Yamaeda: Because this data is pulled from a camera with a particular format, it seemed best to keep that format for as long as possible. In the offline analysis there is a step where we push the data to a new single-element queue so the format could change then if there was a good reason to. What's your reasoning on it being easier on the system for this format? Does it allow easier storage because the system doesn't need to find a contiguous block of memory? Would that lead to fragmentation? One of the first steps my code performs is filling up the queues with the maximum possible data size for the next run and then flushing it as I understand this pre-allocates the memory block.
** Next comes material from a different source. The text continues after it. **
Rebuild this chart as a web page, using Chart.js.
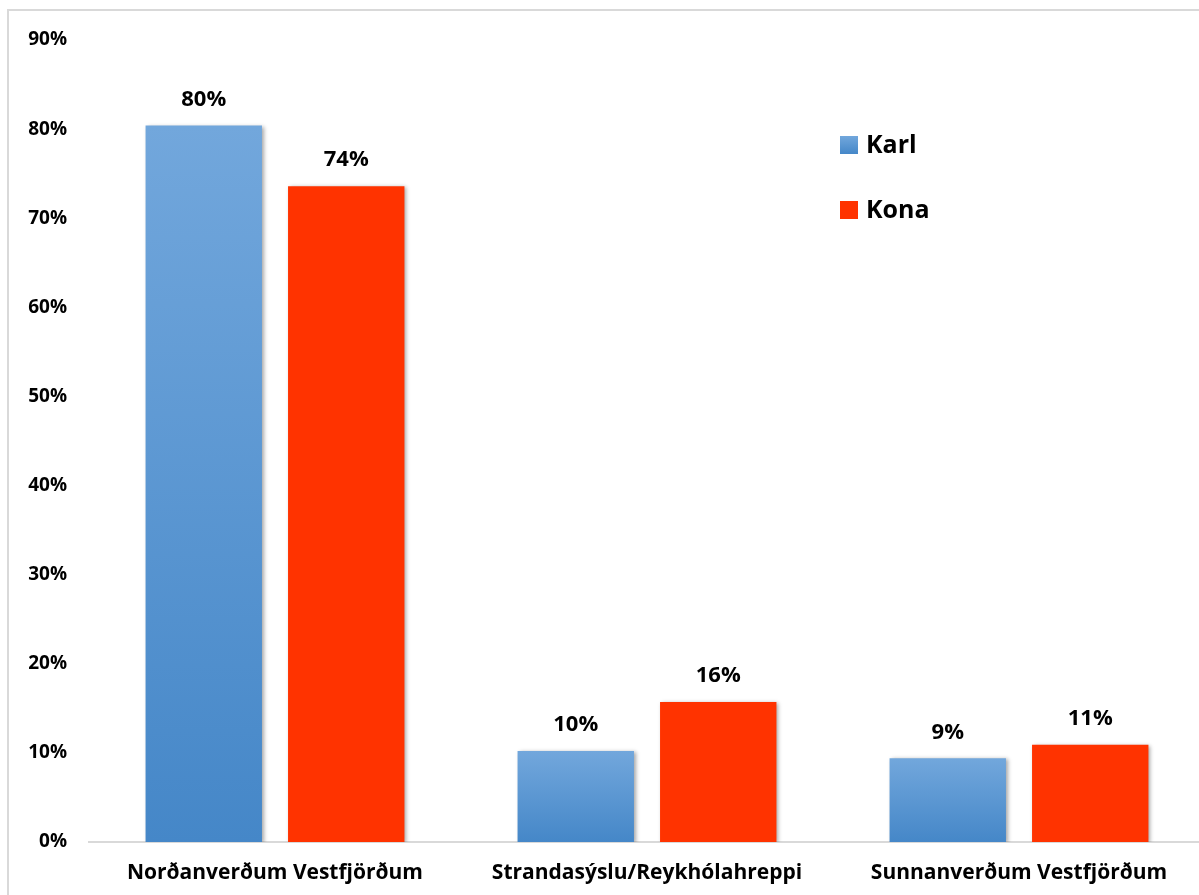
<!DOCTYPE html>
<html>
<head>
<meta charset="utf-8">
<script src="https://cdn.jsdelivr.net/npm/chart.js@4/dist/chart.umd.min.js"></script>
<style>
  html, body { margin: 0; padding: 0; background: #fff; overflow: hidden; }
  #frame { position: absolute; left: 7px; top: 9px; width: 1200px; height: 900px;
           border-left: 2px solid #d9d9d9; border-top: 2px solid #d9d9d9; }
  #wrap { position: absolute; left: 0; top: 0; width: 1205px; height: 895px; }
</style>
</head>
<body>
<div id="frame"></div>
<div id="wrap"><canvas id="myChart"></canvas></div>
<script>
// ========== data
const categories = ['Norðanverðum Vestfjörðum', 'Strandasýslu/Reykhólahreppi', 'Sunnanverðum Vestfjörðum'];
const karl = [80.4, 10.2, 9.4];
const kona = [73.6, 15.7, 10.9];
const seriesNames = ['Karl', 'Kona'];
const yTicks = [0, 10, 20, 30, 40, 50, 60, 70, 80, 90];

const FONT = "'Open Sans', sans-serif";
const RED = '#ff3300';

// blue bars fade from light at the top to darker at the base
function blueGradient(c) {
  const chart = c.chart;
  if (!chart.chartArea || c.raw === undefined) return '#5b97d3';
  const y = chart.scales.y;
  const top = y.getPixelForValue(c.raw);
  const bot = y.getPixelForValue(0);
  const g = chart.ctx.createLinearGradient(0, top, 0, bot);
  g.addColorStop(0, '#72a7dc');
  g.addColorStop(1, '#4587c8');
  return g;
}

// ========== plugins
const barShadow = {
  id: 'barShadow',
  beforeDatasetsDraw(chart) {
    const ctx = chart.ctx;
    ctx.save();
    ctx.shadowColor = 'rgba(0,0,0,0.35)';
    ctx.shadowBlur = 4;
    ctx.shadowOffsetX = 2;
    ctx.shadowOffsetY = 1;
  },
  afterDatasetsDraw(chart) {
    chart.ctx.restore();
  }
};

const valueLabels = {
  id: 'valueLabels',
  afterDraw(chart) {
    const ctx = chart.ctx;
    ctx.save();
    ctx.font = "bold 22px " + FONT;
    ctx.fillStyle = '#000';
    ctx.textAlign = 'center';
    ctx.textBaseline = 'middle';
    chart.data.datasets.forEach((ds, i) => {
      chart.getDatasetMeta(i).data.forEach((bar, j) => {
        ctx.fillText(Math.round(ds.data[j]) + '%', bar.x, bar.y - 26);
      });
    });
    ctx.restore();
  }
};

const sideLegend = {
  id: 'sideLegend',
  afterDraw(chart) {
    const ctx = chart.ctx;
    const rows = [145, 210];
    ctx.save();
    ctx.font = "bold 25px " + FONT;
    ctx.textBaseline = 'middle';
    chart.data.datasets.forEach((ds, i) => {
      const y = rows[i];
      if (i === 0) {
        const g = ctx.createLinearGradient(0, y - 9, 0, y + 9);
        g.addColorStop(0, '#72a7dc');
        g.addColorStop(1, '#4587c8');
        ctx.fillStyle = g;
      } else {
        ctx.fillStyle = RED;
      }
      ctx.fillRect(840, y - 9, 18, 18);
      ctx.fillStyle = '#000';
      ctx.fillText(ds.label, 866, y + 1);
    });
    ctx.restore();
  }
};

// ========== chart
const ctx1 = document.getElementById('myChart').getContext('2d');
const myChart = new Chart(ctx1, {
  type: 'bar',
  data: {
    labels: categories,
    datasets: [
      { label: seriesNames[0], data: karl, backgroundColor: blueGradient },
      { label: seriesNames[1], data: kona, backgroundColor: RED }
    ]
  },
  options: {
    responsive: true,
    maintainAspectRatio: false,
    animation: false,
    categoryPercentage: 0.766,
    barPercentage: 0.817,
    layout: { padding: { top: 40, right: 0, left: 0, bottom: 0 } },
    plugins: {
      legend: { display: false },
      tooltip: { enabled: false }
    },
    scales: {
      x: {
        grid: { display: false, drawTicks: false },
        border: { display: true, color: '#d9d9d9', width: 2 },
        ticks: { color: '#000', padding: 18, maxRotation: 0,
                 font: { family: FONT, size: 21, weight: 'bold' } },
        afterFit(s) { s.height = 53; }
      },
      y: {
        min: 0,
        max: 90,
        afterBuildTicks(s) { s.ticks = yTicks.map(v => ({ value: v })); },
        grid: { display: false, drawTicks: false },
        border: { display: false },
        ticks: { color: '#000', padding: 22,
                 font: { family: FONT, size: 19, weight: 'bold' },
                 callback: v => v + '%' },
        afterFit(s) { s.width = 89; }
      }
    }
  },
  plugins: [barShadow, valueLabels, sideLegend]
});
</script>
</body>
</html>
I think this should prevent this kind of fragmentation but I should mention that if the user performs another acquisition, the queue is flushed and released and then a new queue is obtained, allocated with dummy data and then the user is signaled that they are OK to proceed. Perhaps this is the wrong way to do this part?

My apologies, my previous post was not clear. SubVIs can be located inside structures in the calling VI and still maintain inplaceness.  In the subVI itself, any inputs/outputs you wish to be inplace must have their terminals located on the root of the subVI's block diagram and inputs must be required inputs.